== Work to do ==
Copy whichever lines contain the string "matplotlib".

^^^^

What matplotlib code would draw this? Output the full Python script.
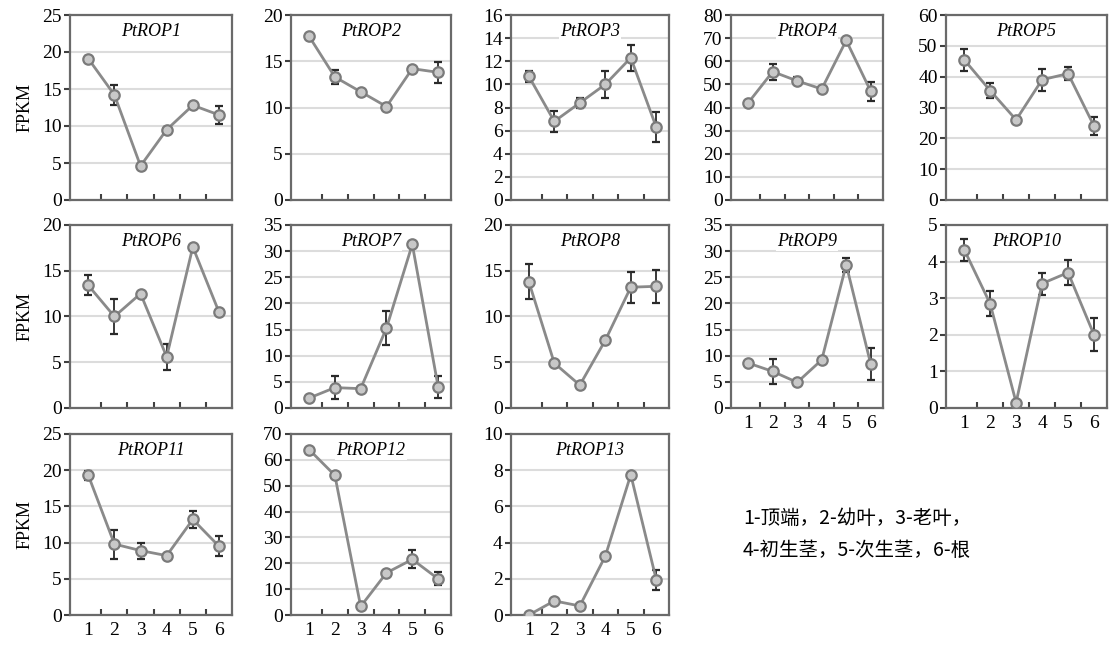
import numpy as np
import matplotlib
matplotlib.use('Agg')
import matplotlib.pyplot as plt

plt.rcParams['font.family'] = ['Liberation Serif', 'DejaVu Serif']

# 样品编号 1..6
samples = [1, 2, 3, 4, 5, 6]
genes = ['PtROP1', 'PtROP2', 'PtROP3', 'PtROP4', 'PtROP5', 'PtROP6', 'PtROP7',
         'PtROP8', 'PtROP9', 'PtROP10', 'PtROP11', 'PtROP12', 'PtROP13']

# FPKM means and errors
rop1 = [19.1, 14.2, 4.6, 9.5, 12.8, 11.5]
rop1_err = [0.3, 1.4, 0.2, 0.3, 0.3, 1.2]
rop2 = [17.7, 13.3, 11.7, 10.1, 14.2, 13.8]
rop2_err = [0.2, 0.8, 0.2, 0.2, 0.2, 1.1]
rop3 = [10.7, 6.8, 8.4, 10.0, 12.3, 6.3]
rop3_err = [0.5, 0.9, 0.4, 1.2, 1.1, 1.3]
rop4 = [42, 55.5, 51.5, 48, 69, 47]
rop4_err = [1, 3.5, 1.5, 1, 1, 4]
rop5 = [45.5, 35.5, 26, 39, 41, 24]
rop5_err = [3.5, 2.5, 1, 3.5, 2, 3]
rop6 = [13.4, 10.0, 12.5, 5.6, 17.6, 10.5]
rop6_err = [1.1, 1.9, 0.2, 1.4, 0.2, 0.2]
rop7 = [1.9, 3.9, 3.7, 15.3, 31.3, 4.1]
rop7_err = [0.3, 2.2, 0.3, 3.3, 0.4, 2.1]
rop8 = [13.8, 4.9, 2.5, 7.4, 13.2, 13.3]
rop8_err = [1.9, 0.2, 0.2, 0.2, 1.7, 1.8]
rop9 = [8.6, 7.0, 4.9, 9.2, 27.4, 8.4]
rop9_err = [0.4, 2.4, 0.3, 0.4, 1.3, 3.0]
rop10 = [4.33, 2.85, 0.15, 3.4, 3.7, 2.0]
rop10_err = [0.3, 0.35, 0.05, 0.3, 0.35, 0.45]
rop11 = [19.3, 9.8, 8.9, 8.2, 13.2, 9.5]
rop11_err = [0.6, 2.0, 1.1, 0.2, 1.2, 1.4]
rop12 = [64, 54, 3.3, 16.3, 21.5, 14]
rop12_err = [0.5, 0.5, 0.5, 0.5, 3.5, 2.5]
rop13 = [0.0, 0.78, 0.5, 3.25, 7.75, 1.95]
rop13_err = [0.05, 0.05, 0.05, 0.1, 0.1, 0.55]

means = [rop1, rop2, rop3, rop4, rop5, rop6, rop7, rop8, rop9, rop10, rop11, rop12, rop13]
errs = [rop1_err, rop2_err, rop3_err, rop4_err, rop5_err, rop6_err, rop7_err,
        rop8_err, rop9_err, rop10_err, rop11_err, rop12_err, rop13_err]
ymax = [25, 20, 16, 80, 60, 20, 35, 20, 35, 5, 25, 70, 10]
ystep = [5, 5, 2, 10, 10, 5, 5, 5, 5, 1, 5, 10, 2]

# panel boxes in pixels (left, right), (top, bottom)
W, H = 1113, 645
col_lr = [(70, 232), (291, 451), (511, 669), (731, 883), (946, 1107)]
row_tb = [(15, 200), (225, 408), (434, 615)]
show_xlab = [8, 9, 10, 11, 12]

fig = plt.figure(figsize=(W / 100, H / 100), dpi=100)

for i in range(13):
    r, c = divmod(i, 5)
    l, rr = col_lr[c]
    t, b = row_tb[r]
    ax = fig.add_axes([l / W, 1 - b / H, (rr - l) / W, (b - t) / H])
    ax.errorbar(samples, means[i], yerr=errs[i], color='#8a8a8a', lw=2,
                marker='o', ms=7.5, mfc='#c8c8c8', mec='#7a7a7a', mew=1.6,
                ecolor='#2a2a2a', elinewidth=1.3, capsize=3, capthick=1.6, zorder=3)
    ax.set_xlim(0.3, 6.5)
    ax.set_ylim(0, ymax[i])
    ax.set_yticks(np.arange(0, ymax[i] + 0.01, ystep[i]))
    ax.yaxis.grid(True, color='#dcdcdc', lw=1.5)
    ax.set_axisbelow(True)
    ax.set_xticks([1.5, 2.5, 3.5, 4.5, 5.5])
    ax.set_xticklabels([])
    if i in show_xlab:
        ax.set_xticks(samples, [str(s) for s in samples], minor=True)
    ax.tick_params(axis='x', which='major', direction='in', length=4, width=1.5, color='#404040')
    ax.tick_params(axis='x', which='minor', length=0, labelsize=14, pad=5)
    ax.tick_params(axis='y', direction='out', length=4, width=1.5, color='#404040',
                   labelsize=14, pad=2)
    for sp in ax.spines.values():
        sp.set_color('#6a6a6a')
        sp.set_linewidth(1.6)
    ax.text(0.5, 0.91, genes[i], transform=ax.transAxes, ha='center', va='center',
            fontsize=13, style='italic', zorder=4,
            bbox=dict(facecolor='white', edgecolor='none', pad=1))
    if c == 0:
        ax.set_ylabel('FPKM', fontsize=13, labelpad=6)

note_font = ['Noto Sans CJK SC', 'DejaVu Sans']
fig.text(743 / W, 1 - 518 / H, '1-顶端，2-幼叶，3-老叶，', family=note_font,
         fontsize=14, va='center', ha='left')
fig.text(743 / W, 1 - 551 / H, '4-初生茎，5-次生茎，6-根', family=note_font,
         fontsize=14, va='center', ha='left')

fig.savefig('out.png', dpi=100)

^^^^

== Written response ==
What matplotlib code would draw this? Output the full Python script.
import matplotlib
matplotlib.use('Agg')
import matplotlib.pyplot as plt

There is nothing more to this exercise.